Project management is a large part of many government employees’ jobs. GovLoop reached out to members of our online community and surveyed project managers to gain insight into what their projects are like and what hurdles they face. One of our goals is to generate conversation about what the challenges are for project managers and what your personal tips and examples are of how you have overcome these challenges. Without further ado, I bring you the Top 5 Challenges for Project Managers:
1. Time constraints
When asked what their biggest challenge is, the word that kept coming up with project managers was “time.” The time challenges spanned from getting a project done quickly enough, to coordinating schedules, and working within slow processes and regulations. Since projects are often a collaboration, one of the challenges involves finding the “time necessary to formulate partnerships to effect change as a group and garner support.” Others felt that projects could get too long and benefit from being restrained to a certain time frame because there is “too much room for slippage otherwise.”
2. Setting a goal and sticking to it
Project managers reported problems with projects that are both too broadly-defined and too narrowly-defined. This problem centers around a manager’s effectiveness at defining the task. Another problem we saw is that even when a project was defined well, “customer additional requirements seem to be endless for a continuous ‘scope creep’.”
3. Budget limitations
Not surprisingly, budget constraints cropped up in the responses. Most frustrating is “inefficient use of resources (fiscal, human capital).” Another aspect relates to the scope creep problem mentioned above. When a project changes directions, a project may exceed the funding allocation.
4. Poor communication among contributors
Since projects often involve the coordination of many moving parts, it is critical for there to be quick and open communication among all involved parties.

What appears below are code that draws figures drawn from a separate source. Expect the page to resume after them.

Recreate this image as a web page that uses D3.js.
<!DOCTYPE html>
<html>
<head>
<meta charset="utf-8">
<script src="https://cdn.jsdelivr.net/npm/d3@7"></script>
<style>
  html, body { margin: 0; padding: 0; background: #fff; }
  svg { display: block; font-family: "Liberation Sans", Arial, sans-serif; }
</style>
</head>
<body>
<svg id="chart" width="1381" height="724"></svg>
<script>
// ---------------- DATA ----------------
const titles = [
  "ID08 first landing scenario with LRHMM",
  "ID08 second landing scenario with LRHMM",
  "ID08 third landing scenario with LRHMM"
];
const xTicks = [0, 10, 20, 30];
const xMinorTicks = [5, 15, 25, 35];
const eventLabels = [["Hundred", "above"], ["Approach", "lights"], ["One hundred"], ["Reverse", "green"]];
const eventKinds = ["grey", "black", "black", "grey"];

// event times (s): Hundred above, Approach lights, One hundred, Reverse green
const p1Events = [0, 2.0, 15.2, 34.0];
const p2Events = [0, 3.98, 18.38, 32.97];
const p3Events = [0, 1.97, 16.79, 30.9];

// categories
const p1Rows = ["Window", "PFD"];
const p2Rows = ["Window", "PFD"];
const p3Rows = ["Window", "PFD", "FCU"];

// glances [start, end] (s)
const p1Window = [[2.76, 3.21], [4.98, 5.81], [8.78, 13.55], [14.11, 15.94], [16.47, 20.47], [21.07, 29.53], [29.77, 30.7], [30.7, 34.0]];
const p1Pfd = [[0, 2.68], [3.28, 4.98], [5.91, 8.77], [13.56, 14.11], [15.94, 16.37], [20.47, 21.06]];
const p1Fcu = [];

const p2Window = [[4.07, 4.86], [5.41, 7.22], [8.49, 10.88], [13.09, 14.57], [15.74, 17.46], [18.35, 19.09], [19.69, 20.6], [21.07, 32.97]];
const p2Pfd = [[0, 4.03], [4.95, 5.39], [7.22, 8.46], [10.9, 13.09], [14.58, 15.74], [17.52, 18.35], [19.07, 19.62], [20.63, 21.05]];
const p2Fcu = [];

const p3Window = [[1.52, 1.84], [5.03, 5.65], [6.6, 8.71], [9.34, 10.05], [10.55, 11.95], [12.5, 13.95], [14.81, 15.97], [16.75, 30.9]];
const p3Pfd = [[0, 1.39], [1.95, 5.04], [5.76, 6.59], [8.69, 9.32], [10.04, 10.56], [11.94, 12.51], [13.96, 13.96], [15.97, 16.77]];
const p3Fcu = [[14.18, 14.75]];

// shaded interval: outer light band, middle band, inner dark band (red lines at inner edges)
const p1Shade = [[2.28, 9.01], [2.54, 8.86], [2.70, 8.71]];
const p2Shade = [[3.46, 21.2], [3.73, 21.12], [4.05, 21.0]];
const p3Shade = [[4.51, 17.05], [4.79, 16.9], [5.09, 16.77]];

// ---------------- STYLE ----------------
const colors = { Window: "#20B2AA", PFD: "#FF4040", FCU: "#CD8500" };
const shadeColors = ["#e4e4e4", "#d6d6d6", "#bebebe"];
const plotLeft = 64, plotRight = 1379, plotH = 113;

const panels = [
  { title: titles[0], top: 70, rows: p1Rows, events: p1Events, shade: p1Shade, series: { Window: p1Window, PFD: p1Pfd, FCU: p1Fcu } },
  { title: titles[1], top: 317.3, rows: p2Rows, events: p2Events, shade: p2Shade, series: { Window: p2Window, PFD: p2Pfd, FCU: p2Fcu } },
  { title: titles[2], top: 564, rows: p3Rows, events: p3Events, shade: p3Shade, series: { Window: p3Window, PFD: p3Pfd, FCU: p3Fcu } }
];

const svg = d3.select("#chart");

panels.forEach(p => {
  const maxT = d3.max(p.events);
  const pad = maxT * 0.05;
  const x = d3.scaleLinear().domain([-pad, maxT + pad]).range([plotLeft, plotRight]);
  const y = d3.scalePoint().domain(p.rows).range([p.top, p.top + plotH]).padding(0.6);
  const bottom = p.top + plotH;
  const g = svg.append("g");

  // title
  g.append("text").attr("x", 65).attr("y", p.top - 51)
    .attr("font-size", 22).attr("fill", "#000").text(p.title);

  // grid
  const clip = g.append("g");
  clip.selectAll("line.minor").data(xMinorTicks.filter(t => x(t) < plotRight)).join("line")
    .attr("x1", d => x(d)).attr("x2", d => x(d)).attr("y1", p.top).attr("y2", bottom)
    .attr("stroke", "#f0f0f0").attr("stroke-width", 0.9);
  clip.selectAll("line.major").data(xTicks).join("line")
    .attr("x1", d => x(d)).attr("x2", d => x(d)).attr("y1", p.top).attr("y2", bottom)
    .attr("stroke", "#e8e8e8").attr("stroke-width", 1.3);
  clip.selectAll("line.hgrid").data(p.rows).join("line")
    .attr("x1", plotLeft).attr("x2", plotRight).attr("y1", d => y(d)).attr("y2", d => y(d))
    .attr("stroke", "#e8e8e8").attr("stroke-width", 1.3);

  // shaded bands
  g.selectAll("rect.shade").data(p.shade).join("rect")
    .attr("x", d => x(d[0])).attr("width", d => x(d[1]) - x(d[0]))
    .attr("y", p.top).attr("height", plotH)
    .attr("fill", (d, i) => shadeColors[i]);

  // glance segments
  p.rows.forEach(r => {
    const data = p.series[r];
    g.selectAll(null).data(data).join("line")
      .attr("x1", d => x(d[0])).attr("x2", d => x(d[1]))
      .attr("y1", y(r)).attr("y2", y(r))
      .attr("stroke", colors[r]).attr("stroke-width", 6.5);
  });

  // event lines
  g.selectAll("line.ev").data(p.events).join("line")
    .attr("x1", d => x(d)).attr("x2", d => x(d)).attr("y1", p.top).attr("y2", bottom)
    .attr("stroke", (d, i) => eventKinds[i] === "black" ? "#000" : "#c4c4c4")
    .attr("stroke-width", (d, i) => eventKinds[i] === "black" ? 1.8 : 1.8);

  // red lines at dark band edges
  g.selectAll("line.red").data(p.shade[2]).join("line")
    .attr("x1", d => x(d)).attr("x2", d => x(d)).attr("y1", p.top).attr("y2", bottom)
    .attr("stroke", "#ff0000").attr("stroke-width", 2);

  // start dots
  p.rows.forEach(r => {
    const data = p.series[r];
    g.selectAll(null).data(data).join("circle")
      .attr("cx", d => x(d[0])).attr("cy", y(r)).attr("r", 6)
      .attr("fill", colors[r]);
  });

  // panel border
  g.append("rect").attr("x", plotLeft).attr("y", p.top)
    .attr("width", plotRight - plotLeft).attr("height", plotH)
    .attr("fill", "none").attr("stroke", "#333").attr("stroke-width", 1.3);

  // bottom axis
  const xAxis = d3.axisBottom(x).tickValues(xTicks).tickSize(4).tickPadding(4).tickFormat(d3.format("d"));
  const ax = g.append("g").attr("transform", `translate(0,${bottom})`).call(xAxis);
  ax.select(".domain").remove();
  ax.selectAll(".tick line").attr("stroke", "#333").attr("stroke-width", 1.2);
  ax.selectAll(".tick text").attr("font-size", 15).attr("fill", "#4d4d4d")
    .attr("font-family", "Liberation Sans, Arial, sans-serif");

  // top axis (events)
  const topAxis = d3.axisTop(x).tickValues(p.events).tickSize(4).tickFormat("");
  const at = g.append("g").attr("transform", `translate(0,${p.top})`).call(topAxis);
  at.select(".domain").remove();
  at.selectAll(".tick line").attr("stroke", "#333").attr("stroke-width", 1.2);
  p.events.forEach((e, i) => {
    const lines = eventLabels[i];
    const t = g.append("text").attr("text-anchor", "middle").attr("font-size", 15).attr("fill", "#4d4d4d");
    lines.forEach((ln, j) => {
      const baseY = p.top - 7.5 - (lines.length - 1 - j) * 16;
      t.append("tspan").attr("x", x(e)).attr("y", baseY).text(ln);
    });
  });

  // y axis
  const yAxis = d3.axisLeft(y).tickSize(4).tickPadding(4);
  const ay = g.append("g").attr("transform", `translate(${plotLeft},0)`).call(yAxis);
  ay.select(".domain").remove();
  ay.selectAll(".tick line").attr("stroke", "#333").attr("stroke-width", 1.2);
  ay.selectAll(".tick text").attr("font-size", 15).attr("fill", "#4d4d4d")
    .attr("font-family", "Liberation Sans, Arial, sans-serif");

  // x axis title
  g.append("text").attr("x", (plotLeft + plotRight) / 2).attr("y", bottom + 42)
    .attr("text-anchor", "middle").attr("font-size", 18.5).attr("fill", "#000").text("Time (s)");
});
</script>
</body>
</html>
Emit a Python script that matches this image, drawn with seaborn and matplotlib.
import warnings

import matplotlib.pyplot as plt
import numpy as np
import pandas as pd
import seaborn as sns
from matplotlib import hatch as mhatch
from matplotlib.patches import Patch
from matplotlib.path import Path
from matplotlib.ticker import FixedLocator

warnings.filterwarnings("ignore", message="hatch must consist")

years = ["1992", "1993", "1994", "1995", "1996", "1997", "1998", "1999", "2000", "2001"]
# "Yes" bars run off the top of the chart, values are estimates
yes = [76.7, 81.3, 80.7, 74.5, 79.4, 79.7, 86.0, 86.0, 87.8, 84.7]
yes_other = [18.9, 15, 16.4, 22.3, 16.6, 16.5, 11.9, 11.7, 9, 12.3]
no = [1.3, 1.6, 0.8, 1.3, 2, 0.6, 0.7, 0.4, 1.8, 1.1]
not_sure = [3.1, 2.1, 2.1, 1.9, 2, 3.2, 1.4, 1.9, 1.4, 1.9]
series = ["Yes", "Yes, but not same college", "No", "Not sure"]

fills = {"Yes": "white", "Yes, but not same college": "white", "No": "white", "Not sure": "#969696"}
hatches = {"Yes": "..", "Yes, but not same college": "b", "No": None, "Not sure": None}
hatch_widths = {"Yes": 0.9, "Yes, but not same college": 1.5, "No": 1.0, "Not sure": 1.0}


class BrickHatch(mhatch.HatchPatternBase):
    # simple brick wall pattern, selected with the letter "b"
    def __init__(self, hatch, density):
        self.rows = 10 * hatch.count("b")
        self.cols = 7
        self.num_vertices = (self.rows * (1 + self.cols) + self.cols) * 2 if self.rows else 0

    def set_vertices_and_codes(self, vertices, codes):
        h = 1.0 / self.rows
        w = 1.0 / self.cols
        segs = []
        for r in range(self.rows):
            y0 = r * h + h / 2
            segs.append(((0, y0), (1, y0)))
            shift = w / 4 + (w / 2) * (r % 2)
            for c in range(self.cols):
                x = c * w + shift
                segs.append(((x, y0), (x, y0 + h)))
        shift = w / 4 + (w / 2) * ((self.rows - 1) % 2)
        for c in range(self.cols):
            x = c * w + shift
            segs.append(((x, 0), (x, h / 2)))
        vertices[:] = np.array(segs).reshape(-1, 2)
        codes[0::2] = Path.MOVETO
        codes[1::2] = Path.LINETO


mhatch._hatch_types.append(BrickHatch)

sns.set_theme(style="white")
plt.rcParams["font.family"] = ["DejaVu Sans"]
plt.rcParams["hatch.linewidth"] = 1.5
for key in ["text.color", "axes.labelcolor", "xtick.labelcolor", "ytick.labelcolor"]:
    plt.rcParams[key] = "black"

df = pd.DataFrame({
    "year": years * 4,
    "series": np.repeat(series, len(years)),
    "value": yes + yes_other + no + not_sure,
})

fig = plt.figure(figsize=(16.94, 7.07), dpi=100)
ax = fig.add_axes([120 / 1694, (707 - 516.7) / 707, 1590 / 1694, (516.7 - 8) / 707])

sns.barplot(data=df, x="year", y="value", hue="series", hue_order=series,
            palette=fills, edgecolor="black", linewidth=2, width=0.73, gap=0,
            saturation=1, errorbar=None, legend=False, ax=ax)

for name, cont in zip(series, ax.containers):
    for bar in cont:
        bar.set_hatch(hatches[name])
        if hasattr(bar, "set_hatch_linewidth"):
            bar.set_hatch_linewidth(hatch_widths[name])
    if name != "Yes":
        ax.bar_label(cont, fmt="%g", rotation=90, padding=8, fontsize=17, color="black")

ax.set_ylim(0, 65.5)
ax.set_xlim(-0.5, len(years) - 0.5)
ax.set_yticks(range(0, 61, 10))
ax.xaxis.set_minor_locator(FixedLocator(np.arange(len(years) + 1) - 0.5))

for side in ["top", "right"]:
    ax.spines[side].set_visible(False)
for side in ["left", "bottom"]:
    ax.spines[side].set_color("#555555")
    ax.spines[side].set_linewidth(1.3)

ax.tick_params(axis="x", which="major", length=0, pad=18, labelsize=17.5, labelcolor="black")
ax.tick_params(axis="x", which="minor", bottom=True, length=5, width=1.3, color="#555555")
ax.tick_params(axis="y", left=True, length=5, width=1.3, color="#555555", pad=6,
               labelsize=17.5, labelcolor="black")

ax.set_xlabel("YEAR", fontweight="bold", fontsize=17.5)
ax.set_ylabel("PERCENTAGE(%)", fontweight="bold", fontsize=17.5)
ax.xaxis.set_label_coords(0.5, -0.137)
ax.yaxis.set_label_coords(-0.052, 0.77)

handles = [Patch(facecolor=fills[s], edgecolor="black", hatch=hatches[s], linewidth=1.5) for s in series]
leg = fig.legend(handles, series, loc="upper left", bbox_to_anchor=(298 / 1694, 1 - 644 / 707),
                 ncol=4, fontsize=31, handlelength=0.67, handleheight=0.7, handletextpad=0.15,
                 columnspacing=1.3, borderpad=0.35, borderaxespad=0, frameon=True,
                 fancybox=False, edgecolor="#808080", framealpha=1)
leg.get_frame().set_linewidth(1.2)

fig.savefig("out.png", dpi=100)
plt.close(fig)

A common problem is for the needs of the managers to get lost in translation as the “requirements/design are formally handed off to the developers.” One manager cited that the “requirements need to be very crisp” to avoid this kind of miscommunication.
5. Organization and coordination
The problems of organization and coordination are similar to the communication challenge. Since projects involve many players, they need to stay organized and informed. For example, one respondent cited that the biggest challenge is “getting school boards, school administration, their A/Es all on same page with needs, regulations and laws of NJ.” Another cited organization problems within the agency: “My current organization does not support projects, during large multi-year, multi million $ projects they frequently reorganize and do not communicate these decisions; having dire consequences on projects.”
Can you relate to any of these challenges? Do you have any best practices to share?
Great response by Josh Nankivel here:
Summary: Get Agile 🙂
I am interested in the scope creep question. In my own projects, I spent much more time talking to users, long before the official discovery began. Part of that was to do subtle training on the new technology so that their advice and thoughts back to me werebetter because their understanding of what to expect and to ask for improved this way. Also, frankly, it helped with change management and buy-in. These were more informal discussions where folks could really express concerns. In addition, I was worried about being inclusive and felt that small, persistent conversations with front-line users helped that effort and adoption. Of course this work is in direct conflict with the time constraints issue, which is very true. I like to think that the upfront work decreases the “make-up/fix-it” time later but for me, I felt that getting it right for the everyday user was critical and often, the folks in the formal discovery sessions aren’t a good cross-section to create the scope.